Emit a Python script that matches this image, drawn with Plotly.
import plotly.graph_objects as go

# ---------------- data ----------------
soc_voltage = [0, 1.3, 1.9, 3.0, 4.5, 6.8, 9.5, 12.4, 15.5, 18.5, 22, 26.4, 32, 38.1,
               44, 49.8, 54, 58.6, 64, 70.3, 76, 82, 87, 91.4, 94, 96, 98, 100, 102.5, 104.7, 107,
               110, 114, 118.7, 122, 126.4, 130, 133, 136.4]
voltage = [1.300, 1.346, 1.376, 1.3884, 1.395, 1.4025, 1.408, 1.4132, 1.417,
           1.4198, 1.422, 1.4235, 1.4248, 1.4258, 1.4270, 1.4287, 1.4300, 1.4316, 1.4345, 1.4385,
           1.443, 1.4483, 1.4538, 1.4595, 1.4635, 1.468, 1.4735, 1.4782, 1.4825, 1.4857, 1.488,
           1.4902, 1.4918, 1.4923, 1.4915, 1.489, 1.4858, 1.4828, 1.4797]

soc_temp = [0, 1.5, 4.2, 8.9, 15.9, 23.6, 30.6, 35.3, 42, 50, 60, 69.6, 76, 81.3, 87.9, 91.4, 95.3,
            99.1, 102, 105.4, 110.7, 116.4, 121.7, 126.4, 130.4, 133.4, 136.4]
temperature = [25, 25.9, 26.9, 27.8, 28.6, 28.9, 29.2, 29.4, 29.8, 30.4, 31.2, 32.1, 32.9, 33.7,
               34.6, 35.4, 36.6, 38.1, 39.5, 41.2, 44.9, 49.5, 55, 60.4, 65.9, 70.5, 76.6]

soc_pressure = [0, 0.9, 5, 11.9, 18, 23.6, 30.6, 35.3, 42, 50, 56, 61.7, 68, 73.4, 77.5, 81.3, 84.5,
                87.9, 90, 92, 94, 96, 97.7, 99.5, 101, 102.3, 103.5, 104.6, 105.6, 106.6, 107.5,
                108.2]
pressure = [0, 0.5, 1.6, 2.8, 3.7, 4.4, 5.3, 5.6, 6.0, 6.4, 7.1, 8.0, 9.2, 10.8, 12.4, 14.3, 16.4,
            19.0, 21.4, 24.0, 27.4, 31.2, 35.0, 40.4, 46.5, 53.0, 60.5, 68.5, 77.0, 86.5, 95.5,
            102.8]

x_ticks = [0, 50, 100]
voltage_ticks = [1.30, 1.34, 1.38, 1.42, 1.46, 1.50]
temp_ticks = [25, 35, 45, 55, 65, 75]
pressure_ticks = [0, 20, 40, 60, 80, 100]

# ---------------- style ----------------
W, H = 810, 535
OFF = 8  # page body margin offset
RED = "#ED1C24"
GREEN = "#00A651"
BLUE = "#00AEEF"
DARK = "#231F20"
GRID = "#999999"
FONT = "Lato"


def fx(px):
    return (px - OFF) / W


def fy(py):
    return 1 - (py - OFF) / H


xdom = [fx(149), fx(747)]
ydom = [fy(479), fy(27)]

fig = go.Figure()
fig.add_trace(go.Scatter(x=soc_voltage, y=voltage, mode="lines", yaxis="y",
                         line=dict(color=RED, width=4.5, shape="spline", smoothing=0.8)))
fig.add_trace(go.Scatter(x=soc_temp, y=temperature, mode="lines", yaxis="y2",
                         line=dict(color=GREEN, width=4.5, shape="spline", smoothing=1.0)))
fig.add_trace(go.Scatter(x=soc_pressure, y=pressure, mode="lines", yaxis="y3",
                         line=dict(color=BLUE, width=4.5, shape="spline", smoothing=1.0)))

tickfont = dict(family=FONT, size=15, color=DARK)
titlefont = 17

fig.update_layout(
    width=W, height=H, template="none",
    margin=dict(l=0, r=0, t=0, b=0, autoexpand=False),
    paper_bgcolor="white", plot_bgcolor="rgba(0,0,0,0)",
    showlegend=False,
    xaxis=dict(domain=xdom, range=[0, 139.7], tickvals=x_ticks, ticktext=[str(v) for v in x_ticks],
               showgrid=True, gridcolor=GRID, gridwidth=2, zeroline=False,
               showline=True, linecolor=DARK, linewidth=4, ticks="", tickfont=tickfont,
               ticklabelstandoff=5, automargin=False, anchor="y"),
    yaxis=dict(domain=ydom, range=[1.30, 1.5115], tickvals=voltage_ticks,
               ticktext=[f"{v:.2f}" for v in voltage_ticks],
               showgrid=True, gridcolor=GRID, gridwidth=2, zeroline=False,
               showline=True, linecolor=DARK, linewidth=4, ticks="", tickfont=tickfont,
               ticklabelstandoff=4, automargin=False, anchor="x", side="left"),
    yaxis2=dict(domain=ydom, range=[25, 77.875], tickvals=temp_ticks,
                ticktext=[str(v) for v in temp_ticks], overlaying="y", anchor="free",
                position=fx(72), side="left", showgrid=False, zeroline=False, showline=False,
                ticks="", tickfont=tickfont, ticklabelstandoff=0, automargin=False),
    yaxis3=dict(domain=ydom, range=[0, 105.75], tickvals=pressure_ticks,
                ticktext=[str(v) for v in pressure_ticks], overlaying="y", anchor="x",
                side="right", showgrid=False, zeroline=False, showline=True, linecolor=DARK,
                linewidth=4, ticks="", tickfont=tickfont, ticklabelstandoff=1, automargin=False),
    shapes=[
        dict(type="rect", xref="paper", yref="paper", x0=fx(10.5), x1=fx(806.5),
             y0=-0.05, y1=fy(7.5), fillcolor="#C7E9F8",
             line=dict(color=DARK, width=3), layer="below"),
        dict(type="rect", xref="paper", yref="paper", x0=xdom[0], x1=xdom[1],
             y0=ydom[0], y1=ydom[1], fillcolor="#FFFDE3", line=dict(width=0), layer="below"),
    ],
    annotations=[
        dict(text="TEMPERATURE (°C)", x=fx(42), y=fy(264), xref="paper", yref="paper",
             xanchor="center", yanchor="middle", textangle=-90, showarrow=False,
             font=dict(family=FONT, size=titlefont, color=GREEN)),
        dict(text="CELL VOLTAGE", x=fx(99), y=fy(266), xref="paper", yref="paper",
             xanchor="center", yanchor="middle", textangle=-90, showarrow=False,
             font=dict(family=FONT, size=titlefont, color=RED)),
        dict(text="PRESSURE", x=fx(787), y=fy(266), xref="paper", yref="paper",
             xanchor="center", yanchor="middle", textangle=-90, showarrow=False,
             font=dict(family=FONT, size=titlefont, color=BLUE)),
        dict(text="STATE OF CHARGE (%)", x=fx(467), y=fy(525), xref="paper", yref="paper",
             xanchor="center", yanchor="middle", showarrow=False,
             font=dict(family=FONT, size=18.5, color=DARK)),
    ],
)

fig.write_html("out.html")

WHAT IS REQUIRED:
Reproduce the complete data exactly as presented above.

RESULT OF THIS EXERCISE:
Emit a Python script that matches this image, drawn with Plotly.
import plotly.graph_objects as go

# ---------------- data ----------------
soc_voltage = [0, 1.3, 1.9, 3.0, 4.5, 6.8, 9.5, 12.4, 15.5, 18.5, 22, 26.4, 32, 38.1,
               44, 49.8, 54, 58.6, 64, 70.3, 76, 82, 87, 91.4, 94, 96, 98, 100, 102.5, 104.7, 107,
               110, 114, 118.7, 122, 126.4, 130, 133, 136.4]
voltage = [1.300, 1.346, 1.376, 1.3884, 1.395, 1.4025, 1.408, 1.4132, 1.417,
           1.4198, 1.422, 1.4235, 1.4248, 1.4258, 1.4270, 1.4287, 1.4300, 1.4316, 1.4345, 1.4385,
           1.443, 1.4483, 1.4538, 1.4595, 1.4635, 1.468, 1.4735, 1.4782, 1.4825, 1.4857, 1.488,
           1.4902, 1.4918, 1.4923, 1.4915, 1.489, 1.4858, 1.4828, 1.4797]

soc_temp = [0, 1.5, 4.2, 8.9, 15.9, 23.6, 30.6, 35.3, 42, 50, 60, 69.6, 76, 81.3, 87.9, 91.4, 95.3,
            99.1, 102, 105.4, 110.7, 116.4, 121.7, 126.4, 130.4, 133.4, 136.4]
temperature = [25, 25.9, 26.9, 27.8, 28.6, 28.9, 29.2, 29.4, 29.8, 30.4, 31.2, 32.1, 32.9, 33.7,
               34.6, 35.4, 36.6, 38.1, 39.5, 41.2, 44.9, 49.5, 55, 60.4, 65.9, 70.5, 76.6]

soc_pressure = [0, 0.9, 5, 11.9, 18, 23.6, 30.6, 35.3, 42, 50, 56, 61.7, 68, 73.4, 77.5, 81.3, 84.5,
                87.9, 90, 92, 94, 96, 97.7, 99.5, 101, 102.3, 103.5, 104.6, 105.6, 106.6, 107.5,
                108.2]
pressure = [0, 0.5, 1.6, 2.8, 3.7, 4.4, 5.3, 5.6, 6.0, 6.4, 7.1, 8.0, 9.2, 10.8, 12.4, 14.3, 16.4,
            19.0, 21.4, 24.0, 27.4, 31.2, 35.0, 40.4, 46.5, 53.0, 60.5, 68.5, 77.0, 86.5, 95.5,
            102.8]

x_ticks = [0, 50, 100]
voltage_ticks = [1.30, 1.34, 1.38, 1.42, 1.46, 1.50]
temp_ticks = [25, 35, 45, 55, 65, 75]
pressure_ticks = [0, 20, 40, 60, 80, 100]

# ---------------- style ----------------
W, H = 810, 535
OFF = 8  # page body margin offset
RED = "#ED1C24"
GREEN = "#00A651"
BLUE = "#00AEEF"
DARK = "#231F20"
GRID = "#999999"
FONT = "Lato"


def fx(px):
    return (px - OFF) / W


def fy(py):
    return 1 - (py - OFF) / H


xdom = [fx(149), fx(747)]
ydom = [fy(479), fy(27)]

fig = go.Figure()
fig.add_trace(go.Scatter(x=soc_voltage, y=voltage, mode="lines", yaxis="y",
                         line=dict(color=RED, width=4.5, shape="spline", smoothing=0.8)))
fig.add_trace(go.Scatter(x=soc_temp, y=temperature, mode="lines", yaxis="y2",
                         line=dict(color=GREEN, width=4.5, shape="spline", smoothing=1.0)))
fig.add_trace(go.Scatter(x=soc_pressure, y=pressure, mode="lines", yaxis="y3",
                         line=dict(color=BLUE, width=4.5, shape="spline", smoothing=1.0)))

tickfont = dict(family=FONT, size=15, color=DARK)
titlefont = 17

fig.update_layout(
    width=W, height=H, template="none",
    margin=dict(l=0, r=0, t=0, b=0, autoexpand=False),
    paper_bgcolor="white", plot_bgcolor="rgba(0,0,0,0)",
    showlegend=False,
    xaxis=dict(domain=xdom, range=[0, 139.7], tickvals=x_ticks, ticktext=[str(v) for v in x_ticks],
               showgrid=True, gridcolor=GRID, gridwidth=2, zeroline=False,
               showline=True, linecolor=DARK, linewidth=4, ticks="", tickfont=tickfont,
               ticklabelstandoff=5, automargin=False, anchor="y"),
    yaxis=dict(domain=ydom, range=[1.30, 1.5115], tickvals=voltage_ticks,
               ticktext=[f"{v:.2f}" for v in voltage_ticks],
               showgrid=True, gridcolor=GRID, gridwidth=2, zeroline=False,
               showline=True, linecolor=DARK, linewidth=4, ticks="", tickfont=tickfont,
               ticklabelstandoff=4, automargin=False, anchor="x", side="left"),
    yaxis2=dict(domain=ydom, range=[25, 77.875], tickvals=temp_ticks,
                ticktext=[str(v) for v in temp_ticks], overlaying="y", anchor="free",
                position=fx(72), side="left", showgrid=False, zeroline=False, showline=False,
                ticks="", tickfont=tickfont, ticklabelstandoff=0, automargin=False),
    yaxis3=dict(domain=ydom, range=[0, 105.75], tickvals=pressure_ticks,
                ticktext=[str(v) for v in pressure_ticks], overlaying="y", anchor="x",
                side="right", showgrid=False, zeroline=False, showline=True, linecolor=DARK,
                linewidth=4, ticks="", tickfont=tickfont, ticklabelstandoff=1, automargin=False),
    shapes=[
        dict(type="rect", xref="paper", yref="paper", x0=fx(10.5), x1=fx(806.5),
             y0=-0.05, y1=fy(7.5), fillcolor="#C7E9F8",
             line=dict(color=DARK, width=3), layer="below"),
        dict(type="rect", xref="paper", yref="paper", x0=xdom[0], x1=xdom[1],
             y0=ydom[0], y1=ydom[1], fillcolor="#FFFDE3", line=dict(width=0), layer="below"),
    ],
    annotations=[
        dict(text="TEMPERATURE (°C)", x=fx(42), y=fy(264), xref="paper", yref="paper",
             xanchor="center", yanchor="middle", textangle=-90, showarrow=False,
             font=dict(family=FONT, size=titlefont, color=GREEN)),
        dict(text="CELL VOLTAGE", x=fx(99), y=fy(266), xref="paper", yref="paper",
             xanchor="center", yanchor="middle", textangle=-90, showarrow=False,
             font=dict(family=FONT, size=titlefont, color=RED)),
        dict(text="PRESSURE", x=fx(787), y=fy(266), xref="paper", yref="paper",
             xanchor="center", yanchor="middle", textangle=-90, showarrow=False,
             font=dict(family=FONT, size=titlefont, color=BLUE)),
        dict(text="STATE OF CHARGE (%)", x=fx(467), y=fy(525), xref="paper", yref="paper",
             xanchor="center", yanchor="middle", showarrow=False,
             font=dict(family=FONT, size=18.5, color=DARK)),
    ],
)

fig.write_html("out.html")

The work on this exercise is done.